Is live streaming a birth on Facebook oversharing?

Now there’s sharing, and there’s over-sharing. Did you hear the one about the man who live streamed his child’s birth on Facebook?

Now I know there are some people who’ll do anything for their 10 minutes of fame and I’m sure we blogging types are guilty of a little oversharing at times, but did this guy go too far?

Fakamalo Kilhe Eiki obviously has a very understanding wife, because I don’t know of anyone who’d ever agree to this, no matter what his point was. And he had one. As the backlash hit, Eiki defended his decision by questioning others need to criticise his decision to show “the gift of life.” “If you do not like, tune out?” “I aired it live because people would rather talk about Donald Trumps hair than the blessings in life… get real people… lol.”

Now, in the interests of research, I’ve watched the recording of the stream and… well. It ain’t the most exciting example of The Gift of Life. A bucket of sloths. That’s good. But this is mainly admin. It’s a lot of beeping, talking and bad camerawork, and someone should’ve scripted it better as Eiki isn’t exactly a natural entertainer. Perhaps he was stressed. I remember the birth of my son, and I was so stressed I ate most of the snacks we put in the maternity bag. Well, my ex-wife wasn’t hungry and eating calms me down.

But the delivery of a baby is… well. A bit boring.

There. I said it.

Yes, they might’ve been two of the most important moments of my life, but there was a lot of waiting, not much to do, and a lot of screaming and shouting. A bit like being in the queue in the post office.  I guess things would be different if I was the one doing the pushing. And the screaming. And in some cases the swearing. But men are superfluous at such an event. We’re there as support and we’re not centre stage. It’s not our time to be the centre of attention. So maybe put the camera away and stop trying to be?

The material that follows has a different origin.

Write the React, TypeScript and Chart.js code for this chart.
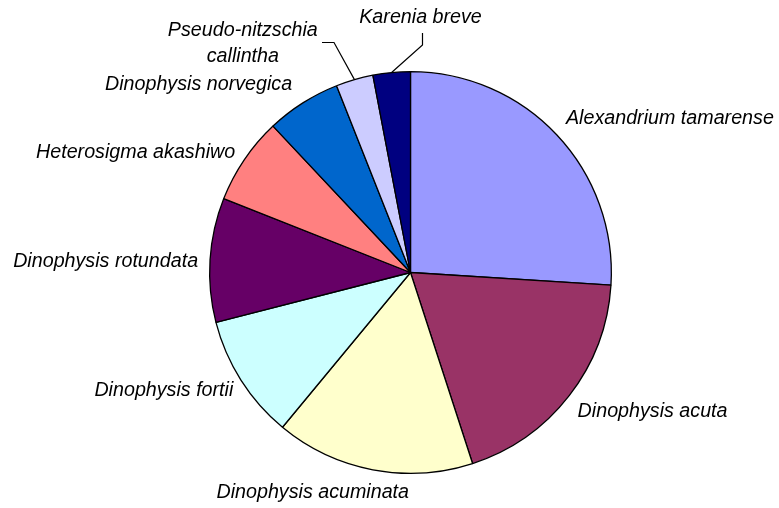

Thankfully Mr Eiki didn’t go down the business end during the birth. To be honest, I’m not sure that filming what goes on in a maternity suite and putting it on Facebook is the way to make your point, and while talking about Donald Trump’s hair isn’t exactly the most creative and interesting way of using social media, let’s face it, without it, we wouldn’t have these beauties!

 

What do you think? Would you let your partner live stream your birth?

No? Not even for a blog post?

 

2 comments on Is live streaming a birth on Facebook oversharing?

  • Louise (Little Hearts, Big Love)

    I had my midwives take lots of lovely photos of my birth and my husband did a time-lapse video of it which is amazing to look back on but that is something for us and not something I would share. Personally I do think live-streaming a birth is oversharing slightly but then again nobody has to watch it and is it really any different to showing a birth on programmes like One Born Every Minute?

  • Mads

    No to live streaming for me. I prefer to keep my privates, private!